4. The Avnei Milu'im suggests further that when the Gemara says "Mushba v'Omed me'Har Sinai" and "Ein Shevu'ah Chal Al Shevu'ah," its intention is to show that even if the Isur of the Torah and the person's Shevu'ah come into effect at the same time ("b'Vas Achas"), the Shevu'ah still does not take effect even though, normally, when two Isurim come into effect at the same time they do take effect. For example, if a person makes a Shevu'ah prohibiting himself from eating Neveilah, and after he makes the Shevu'ah his animal dies, then even though the animal becomes forbidden to him because of the Isur Torah of Neveilah and because of his Shevu'ah at the same time, the Shevu'ah does not take effect.
The logic for this seems to be similar to the logic mentioned above (in #3). The reason why two Isurim normally can take effect "b'Vas Achas" is that even if they would not create a Chiyuv of Malkus (because of "Ein Isur Chal Al Isur"), nevertheless the Isurim co-exist. However, because of the principle of "Mushba v'Omed me'Har Sinai" (or "Ein Shevu'ah Chal Al Shevu'ah"), the Shevu'ah itself cannot take effect if there is a pre-existing Isur.
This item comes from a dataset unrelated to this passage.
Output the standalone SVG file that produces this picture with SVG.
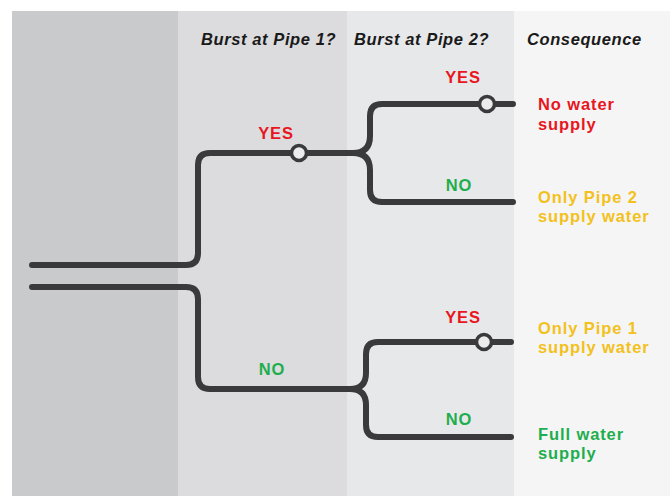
<svg xmlns="http://www.w3.org/2000/svg" width="670" height="496" viewBox="0 0 670 496">
  <style>
    .hdr { font-family: "Liberation Sans", Arial, sans-serif; font-weight: bold; font-style: italic; font-size: 16.5px; letter-spacing: 0.6px; fill: #1a1a1a; }
    .lbl { font-family: "Liberation Sans", Arial, sans-serif; font-weight: bold; font-size: 16.5px; letter-spacing: 0.9px; }
    .red { fill: #e8161e; }
    .green { fill: #1fae4e; }
    .yellow { fill: #f3c11c; }
    .pipe { fill: none; stroke: #3a3a3c; stroke-width: 6; stroke-linecap: round; stroke-linejoin: round; }
    .valve { fill: #ececec; stroke: #3a3a3c; stroke-width: 3.5; }
  </style>
  <rect x="0" y="0" width="670" height="496" fill="#ffffff"/>
  <g id="columns">
    <rect x="12" y="11" width="166" height="485" fill="#c9cacc"/>
    <rect x="178" y="11" width="169" height="485" fill="#dcdcde"/>
    <rect x="347" y="11" width="167" height="485" fill="#e7e8ea"/>
    <rect x="514" y="11" width="156" height="485" fill="#f5f5f5"/>
  </g>
  <g id="headers">
    <text class="hdr" x="201" y="45">Burst at Pipe 1?</text>
    <text class="hdr" x="354" y="45">Burst at Pipe 2?</text>
    <text class="hdr" x="527" y="45">Consequence</text>
  </g>
  <g id="connectors">
    <path class="pipe" d="M32,265 H186 Q198,265 198,253 V165 Q198,153 210,153 H353"/>
    <path class="pipe" d="M353,153 Q370,153 370,136 V116 Q370,104 382,104 H513"/>
    <path class="pipe" d="M353,153 Q370,153 370,170 V190 Q370,202 382,202 H513"/>
    <path class="pipe" d="M32,287 H186 Q198,287 198,299 V377 Q198,389 210,389 H350"/>
    <path class="pipe" d="M350,389 Q366,389 366,373 V354 Q366,342 378,342 H511"/>
    <path class="pipe" d="M350,389 Q366,389 366,405 V425 Q366,437 378,437 H511"/>
  </g>
  <g id="valve-pipe1">
    <circle class="valve" cx="299" cy="153" r="7.5"/>
    <text class="lbl red" x="276" y="139" text-anchor="middle">YES</text>
  </g>
  <g id="no-pipe1">
    <text class="lbl green" x="272" y="375" text-anchor="middle">NO</text>
  </g>
  <g id="valve-pipe2-a">
    <circle class="valve" cx="487" cy="104" r="7.5"/>
    <text class="lbl red" x="463" y="83" text-anchor="middle">YES</text>
  </g>
  <g id="no-pipe2-a">
    <text class="lbl green" x="459" y="191" text-anchor="middle">NO</text>
  </g>
  <g id="valve-pipe2-b">
    <circle class="valve" cx="484" cy="342" r="7.5"/>
    <text class="lbl red" x="463" y="323" text-anchor="middle">YES</text>
  </g>
  <g id="no-pipe2-b">
    <text class="lbl green" x="459" y="425" text-anchor="middle">NO</text>
  </g>
  <g id="consequence-1">
    <text class="lbl red" x="538" y="110">No water</text>
    <text class="lbl red" x="538" y="130">supply</text>
  </g>
  <g id="consequence-2">
    <text class="lbl yellow" x="538" y="203">Only Pipe 2</text>
    <text class="lbl yellow" x="538" y="222">supply water</text>
  </g>
  <g id="consequence-3">
    <text class="lbl yellow" x="538" y="334">Only Pipe 1</text>
    <text class="lbl yellow" x="538" y="353">supply water</text>
  </g>
  <g id="consequence-4">
    <text class="lbl green" x="538" y="440">Full water</text>
    <text class="lbl green" x="538" y="459">supply</text>
  </g>
</svg>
Therefore, even if the Shevu'ah and Isur take effect simultaneously, the Isur will take effect and the Shevu'ah will not take effect. (This might be true even according to those who disagree with Reish Lakish and maintain that a Shevu'ah does take effect through Isur Kolel.)
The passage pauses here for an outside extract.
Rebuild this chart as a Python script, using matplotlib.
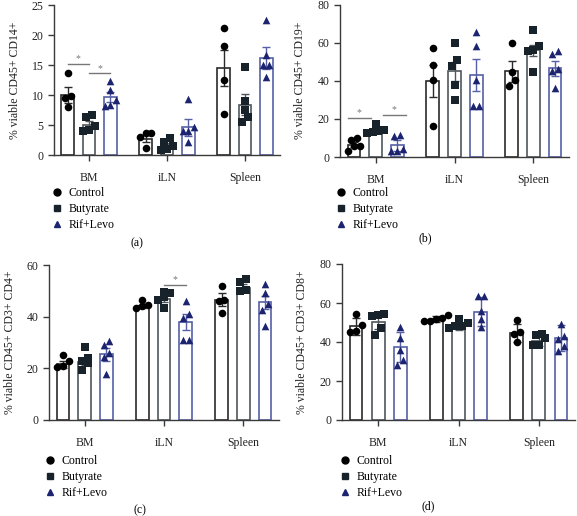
import numpy as np
import matplotlib
matplotlib.use("Agg")
from matplotlib import pyplot as plt
from matplotlib.lines import Line2D

plt.rcParams['font.family'] = ['Liberation Serif', 'DejaVu Serif']
plt.rcParams['font.size'] = 8

W, H = 577, 516

tissues = ["BM", "iLN", "Spleen"]
groups = ["Control", "Butyrate", "Rif+Levo"]

# (a) CD14+
a_pts = {
    "Control":  [[13.7, 9.5, 9.9, 8.0], [3.0, 3.7, 3.7, 1.2], [21.1, 18.2, 12.5, 6.8]],
    "Butyrate": [[6.3, 6.6, 4.8, 4.2, 4.0], [2.9, 2.2, 1.5, 0.8, 1.0], [14.7, 9.0, 7.5, 6.3, 5.5]],
    "Rif+Levo": [[12.3, 10.8, 9.2, 8.2, 8.3], [9.3, 4.6, 4.0, 4.0, 2.2], [22.5, 16.7, 15.0, 15.0, 13.0]],
}
a_bar = {"Control": [10.0, 2.7, 14.5], "Butyrate": [5.0, 1.6, 8.4], "Rif+Levo": [9.7, 4.6, 16.2]}
a_err = {"Control": [1.4, 0.6, 3.0], "Butyrate": [0.6, 0.4, 1.8], "Rif+Levo": [0.8, 1.4, 1.8]}

# (b) CD19+
b_pts = {
    "Control":  [[8.8, 10.2, 5.8, 5.8, 3.2], [57.0, 48.5, 40.5, 16.5], [60.0, 44.5, 40.5, 37.0]],
    "Butyrate": [[17.5, 14.0, 13.5, 13.0, 12.8], [60.0, 51.0, 47.5, 38.0, 30.0], [66.5, 58.0, 56.0, 55.5, 44.5]],
    "Rif+Levo": [[11.0, 11.8, 3.0, 3.0, 4.0], [65.5, 58.0, 40.5, 26.5, 26.5], [54.0, 55.5, 45.0, 46.0, 36.0]],
}
b_bar = {"Control": [6.5, 40.0, 45.0], "Butyrate": [14.0, 45.0, 56.0], "Rif+Levo": [6.1, 43.0, 46.5]}
b_err = {"Control": [1.2, 8.5, 5.5], "Butyrate": [0.9, 5.0, 3.0], "Rif+Levo": [2.7, 8.5, 4.0]}

# (c) CD3+ CD4+
c_pts = {
    "Control":  [[25.0, 23.0, 20.5, 21.0], [46.5, 44.0, 43.5, 44.5], [52.0, 46.5, 46.0, 41.5]],
    "Butyrate": [[28.3, 24.0, 23.0, 22.0, 19.5], [49.5, 49.0, 47.5, 46.5, 43.5], [54.5, 53.5, 50.5, 50.0]],
    "Rif+Levo": [[30.5, 29.0, 26.0, 24.5, 18.0], [46.0, 41.0, 39.5, 31.0, 31.0], [52.5, 49.0, 45.0, 42.5, 36.5]],
}
c_bar = {"Control": [21.5, 44.0, 46.5], "Butyrate": [22.5, 47.0, 51.0], "Rif+Levo": [25.5, 38.0, 45.5]}
c_err = {"Control": [1.2, 0.7, 2.5], "Butyrate": [1.4, 1.2, 1.5], "Rif+Levo": [2.5, 3.0, 2.5]}

# (d) CD3+ CD8+
d_pts = {
    "Control":  [[54.5, 48.5, 45.5, 45.0], [54.0, 52.0, 51.0, 52.5, 51.0], [51.5, 45.0, 44.0, 40.0]],
    "Butyrate": [[54.5, 54.0, 53.5, 47.0, 43.5], [52.0, 50.0, 48.0, 48.0, 47.0], [44.0, 43.5, 42.0, 38.5, 38.5]],
    "Rif+Levo": [[47.5, 42.0, 36.0, 31.0, 28.0], [63.5, 63.5, 56.0, 52.0, 47.5], [49.0, 43.0, 41.5, 38.0, 35.5]],
}
d_bar = {"Control": [48.0, 52.0, 44.5], "Butyrate": [50.5, 48.0, 40.5], "Rif+Levo": [37.5, 55.5, 42.0]}
d_err = {"Control": [4.5, 1.5, 4.5], "Butyrate": [4.0, 2.0, 2.5], "Rif+Levo": [7.5, 7.5, 6.5]}

edge = {"Control": "#2a2a2a", "Butyrate": "#4f575c", "Rif+Levo": "#5560a6"}
mfc = {"Control": "#000000", "Butyrate": "#17222b", "Rif+Levo": "#1c2470"}
mk = {"Control": "o", "Butyrate": "s", "Rif+Levo": "^"}
offs = {"Control": -0.275, "Butyrate": 0.0, "Rif+Levo": 0.275}


def spread(vals, tol):
    # simple beeswarm: points with close values go side by side
    vals = np.asarray(vals, float)
    order = np.argsort(vals)
    xs = np.zeros(len(vals))
    i = 0
    while i < len(order):
        j = i
        while j + 1 < len(order) and vals[order[j + 1]] - vals[order[i]] < tol:
            j += 1
        k = j - i + 1
        pos = (np.arange(k) - (k - 1) / 2) * 0.075
        for n, idx in enumerate(order[i:j + 1]):
            xs[idx] = pos[n]
        i = j + 1
    return xs


def panel(box, pts, bar, err, ymax, step, ylabel, sig, legpos, tag, tagpos):
    x0, y0, x1, y1 = box
    ax = fig.add_axes([x0 / W, 1 - y1 / H, (x1 - x0) / W, (y1 - y0) / H])
    for g in groups:
        for t in range(3):
            xc = t + offs[g]
            ax.bar(xc, bar[g][t], width=0.16, facecolor="white", edgecolor=edge[g], linewidth=1.2, zorder=2)
            ax.errorbar(xc, bar[g][t], yerr=err[g][t], color=edge[g], capsize=3, elinewidth=1.0,
                        capthick=1.0, zorder=3)
            v = pts[g][t]
            ax.scatter(xc + spread(v, ymax * 0.045), v, marker=mk[g], s=30, color=mfc[g],
                       linewidths=0, zorder=4)
    for (xa, xb, yy) in sig:
        ax.plot([xa, xb], [yy, yy], color="#777777", lw=1.0, zorder=5)
        ax.text((xa + xb) / 2, yy + ymax * 0.005, "*", ha="center", va="bottom", color="#777777", fontsize=7)
    ax.set_xlim(-0.45, 2.45)
    ax.set_ylim(0, ymax)
    ax.set_yticks(np.arange(0, ymax + 0.1, step))
    ax.set_xticks(range(3))
    ax.set_xticklabels(tissues)
    for s in ["top", "right"]:
        ax.spines[s].set_visible(False)
    for s in ["left", "bottom"]:
        ax.spines[s].set_color("#3a3a3a")
        ax.spines[s].set_linewidth(1.0)
    ax.tick_params(colors="#3a3a3a", length=4, width=1.0, labelsize=8.5, labelcolor="#222222")
    ax.tick_params(axis="x", pad=8)
    ax.set_ylabel(ylabel, fontsize=8.5, color="#222222", labelpad=8)
    handles = [Line2D([], [], marker=mk[g], color=mfc[g], ls="none", markersize=5) for g in groups]
    fig.legend(handles, groups, loc="upper left", bbox_to_anchor=(legpos[0] / W, 1 - legpos[1] / H),
               frameon=False, handlelength=0.9, handletextpad=0.5, labelspacing=0.35, borderpad=0,
               borderaxespad=0, fontsize=8.5)
    fig.text(tagpos[0] / W, 1 - tagpos[1] / H, tag, ha="center", va="center", fontsize=8.5)
    return ax


fig = plt.figure(figsize=(W / 100, H / 100), dpi=100)

panel((54, 5, 280, 155), a_pts, a_bar, a_err, 25, 5, "% viable CD45+ CD14+",
      [(-0.275, 0.0, 15.2), (0.0, 0.275, 13.6)], (52, 187), "(a)", (137, 243))
panel((340, 4.5, 569, 157), b_pts, b_bar, b_err, 80, 20, "% viable CD45+ CD19+",
      [(-0.354, -0.063, 20.3), (0.089, 0.38, 21.9)], (336, 187), "(b)", (425, 238))
panel((49, 265, 279, 420), c_pts, c_bar, c_err, 60, 20, "% viable CD45+ CD3+ CD4+",
      [(1.0, 1.275, 52.3)], (45, 455), "(c)", (140, 510))
panel((342, 264, 575, 420), d_pts, d_bar, d_err, 80, 20, "% viable CD45+ CD3+ CD8+",
      [], (340, 455), "(d)", (428, 506))

fig.savefig("out.png", dpi=100)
However, the Acharonim point out that the Gemara in Makos (22a) implies that even before the animal dies and becomes Neveilah, the Isur Torah was already in effect, and therefore the Isur of Shevu'ah should not take effect when the animal dies, even if the animal dies after the Shevu'ah was made (MISHNAS REBBI AHARON, Yevamos 19; SHI'UREI REBBI SHMUEL, Yevamos 32:270).
Moreover, the Acharonim ask that the approach of the Avnei Milu'im is not consistent with the RAMBAM (Hilchos Shevu'os 4:10), who apparently maintains that the second Shevu'ah does take effect to make a more severe Isur.